In what could mark a major development for medical marijuana patients, a Northern California hospital could soon allow patients to openly use pot as medicine.
Officials at Marin General Hospital in Kentfield, Cal., are considering a policy change that would make Marin the first mainstream healthcare facility in California to officially allow marijuana use on its campus.
Members of the Marin Healthcare District Board, the hospital’s governing panel, voted Sept. 13 to direct their staff to study legal and medical issues arising from cannabis use on hospital property. California residents have had access to medical pot since 1996, but none of the state’s clinics or hospitals allows on-site consumption.
U.S. law poses the biggest barrier for local healthcare officials. Federal anti-drug statutes prohibit marijuana for any use, including medical, giving the Department of Justice and other federal agencies wide latitude to punish hospitals that open their doors to pot-smoking patients.
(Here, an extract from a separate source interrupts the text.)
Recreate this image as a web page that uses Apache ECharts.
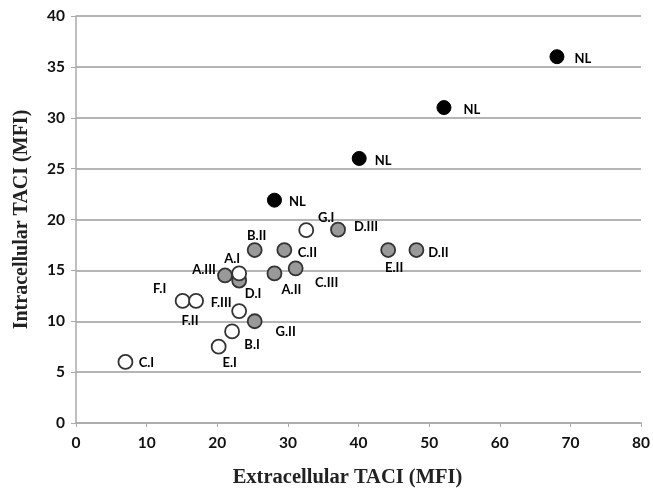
<!DOCTYPE html>
<html><head><meta charset="utf-8">
<script src="https://cdn.jsdelivr.net/npm/echarts@6/dist/echarts.min.js"></script>
<style>html,body{margin:0;padding:0;background:#fff}#c{width:653px;height:493px}</style>
</head><body><div id="c"></div>
<script>
// Normal controls (filled black)
const nlNames = ['NL', 'NL', 'NL', 'NL'];
const nlX = [68.1, 52.1, 40.1, 28.1];
const nlY = [36, 31, 26, 21.9];

// Grey-filled patients
const greyNames = ['D.III', 'B.II', 'C.II', 'E.II', 'D.II', 'A.III', 'D.I', 'A.II', 'C.III', 'G.II'];
const greyX = [37.1, 25.3, 29.5, 44.2, 48.2, 21.1, 23.1, 28.1, 31.1, 25.3];
const greyY = [19, 17, 17, 17, 17, 14.5, 14.0, 14.7, 15.2, 10];

// Open-circle patients
const openNames = ['G.I', 'A.I', 'F.III', 'B.I', 'E.I', 'F.I', 'F.II', 'C.I'];
const openX = [32.6, 23.1, 23.1, 22.1, 20.2, 15.1, 17.0, 7.0];
const openY = [18.95, 14.7, 11, 9, 7.5, 12, 12, 6];

const xTicks = [0, 10, 20, 30, 40, 50, 60, 70, 80];
const yTicks = [0, 5, 10, 15, 20, 25, 30, 35, 40];

// label offsets (px) relative to each marker centre, by series and index
const labelOffsets = {
  nl: [[26, 2], [28, 2], [24, 2], [23, 2]],
  grey: [[28, -3], [2, -14], [23, 3], [6, 18], [22, 3], [-21, -6], [14, 13], [17, 16], [31, 14], [31, 11]],
  open: [[20, -12], [-7, -15], [-18, -8], [20, 13], [11, 16], [-23, -12], [-6, 20], [21, 1]]
};

function build(names, xs, ys, key) {
  return names.map((n, i) => ({
    value: [xs[i], ys[i]],
    name: n,
    label: { offset: labelOffsets[key][i] }
  }));
}

const sans = 'Lato, "Open Sans", "DejaVu Sans", sans-serif';
const serif = '"Liberation Serif", "DejaVu Serif", serif';

const labelStyle = {
  show: true, position: 'inside', formatter: p => p.name,
  fontFamily: sans, fontWeight: 'bold', fontSize: 13, color: '#000'
};

const chart = echarts.init(document.getElementById('c'), null, { renderer: 'canvas' });
chart.setOption({
  backgroundColor: '#fff',
  animation: false,
  grid: { left: 76, right: 10, top: 16, bottom: 66, containLabel: false },
  xAxis: {
    type: 'value', min: 0, max: 80, interval: 10,
    name: 'Extracellular TACI (MFI)', nameLocation: 'middle', nameGap: 44,
    nameTextStyle: { fontFamily: serif, fontWeight: 'bold', fontSize: 20.5, color: '#222', padding: [0, 22, 0, 0] },
    axisLine: { show: true, lineStyle: { color: '#aaa', width: 1.5 } },
    axisTick: { show: true, length: 4, lineStyle: { color: '#aaa' } },
    splitLine: { show: false },
    axisLabel: { margin: 12, fontFamily: sans, fontWeight: 'bold', fontSize: 15.5, color: '#111',
      formatter: v => xTicks.includes(v) ? String(v) : '' }
  },
  yAxis: {
    type: 'value', min: 0, max: 40, interval: 5,
    name: 'Intracellular TACI (MFI)', nameLocation: 'middle', nameGap: 44, nameRotate: 90,
    nameTextStyle: { fontFamily: serif, fontWeight: 'bold', fontSize: 20, color: '#222' },
    axisLine: { show: true, lineStyle: { color: '#aaa', width: 1.5 } },
    axisTick: { show: true, inside: false, length: 5, lineStyle: { color: '#aaa' } },
    splitLine: { show: true, lineStyle: { color: '#b5b5b5', width: 2 } },
    axisLabel: { margin: 11, fontFamily: sans, fontWeight: 'bold', fontSize: 15.5, color: '#111',
      formatter: v => yTicks.includes(v) ? String(v) : '' }
  },
  series: [
    { type: 'scatter', symbol: 'circle', symbolSize: 14, data: build(nlNames, nlX, nlY, 'nl'),
      itemStyle: { color: '#000', borderColor: '#000', borderWidth: 1, opacity: 1 }, label: labelStyle },
    { type: 'scatter', symbol: 'circle', symbolSize: 14, data: build(greyNames, greyX, greyY, 'grey'),
      itemStyle: { color: '#999', borderColor: '#333', borderWidth: 1.8, opacity: 1 }, label: labelStyle },
    { type: 'scatter', symbol: 'circle', symbolSize: 14, data: build(openNames, openX, openY, 'open'),
      itemStyle: { color: '#fff', borderColor: '#333', borderWidth: 1.8, opacity: 1 }, label: labelStyle }
  ]
});
</script></body></html>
Patients already consume marijuana discreetly in hospitals
But board members, including medical practitioners, said the proposed policy change would recognize reality in modern hospitals. Patients already routinely carry hidden vape pens and edibles into hospitals and use them when nurses, orderlies, and doctors aren’t looking.
Patients commonly use cannabis “undercover” at hospitals across California, said board member Larry Bedard, a retired emergency room physician. Much of it is smuggled into patient rooms by their family and friends, Bedard said.
Among other benefits, a policy allowing open vaping or consumption of THC-laced food in a hospital would make it easier for doctors to ensure their patients aren’t sneaking more dangerous drugs via their vape pens (Spice, K2, flakka, and other synthetics, mostly). The policy would also allow physicians to keep track of other medications that could interact with marijuana.
“Cannabis use in this hospital is ‘don’t ask, don’t tell,.’ ” Bedard said. “So I think there’s a cannabis closet.”
Openness is a far better policy, he said. Without honest communication and informed clinical observation, doctors lack all the information needed to treat patients.
Smoking will remain prohibited
Bedard noted that patients won’t be lighting actual joints in their hospital beds anytime soon. Smoking of any kind is banned in all hospitals in the United States and in most other settings in California. That includes marijuana.
Instead, patients would consume cannabis vapor, infused edibles, THC pills, tinctures, or other medicinal preparations. And hospitals are the perfect setting for supervised medical use of the drug, said Larry Cohen, executive director of the Prevention Institute in Oakland and a longtime public health advocate.
“It’s far better for the medical staff to know what people are using and to ensure the right quality and the right fit with other medications, so this is probably smart,” Cohen said. “One of the biggest disadvantages of edibles has to do with unsupervised risk related to children, and clearly this is far less of a concern in a medical institution.”
If Marin General Hospital moves ahead with the proposed policy change, it would likely be the first U.S. hospital to officially allow pot consumption on campus. Maine and Connecticut passed laws that protect medical staff from legal or disciplinary sanctions for giving medical cannabis to patients.
But at least one other California hospital has given patients freedom to use. San Francisco volunteers were allowed to bring edibles to patients during the AIDS crisis of the 1980s, said Dale Gieringer, director of California NORML.
“Brownie Mary used to distribute medicated brownies to AIDS patients in San Francisco,” Gieringer said. “I remember hearing that she visited hospitals.”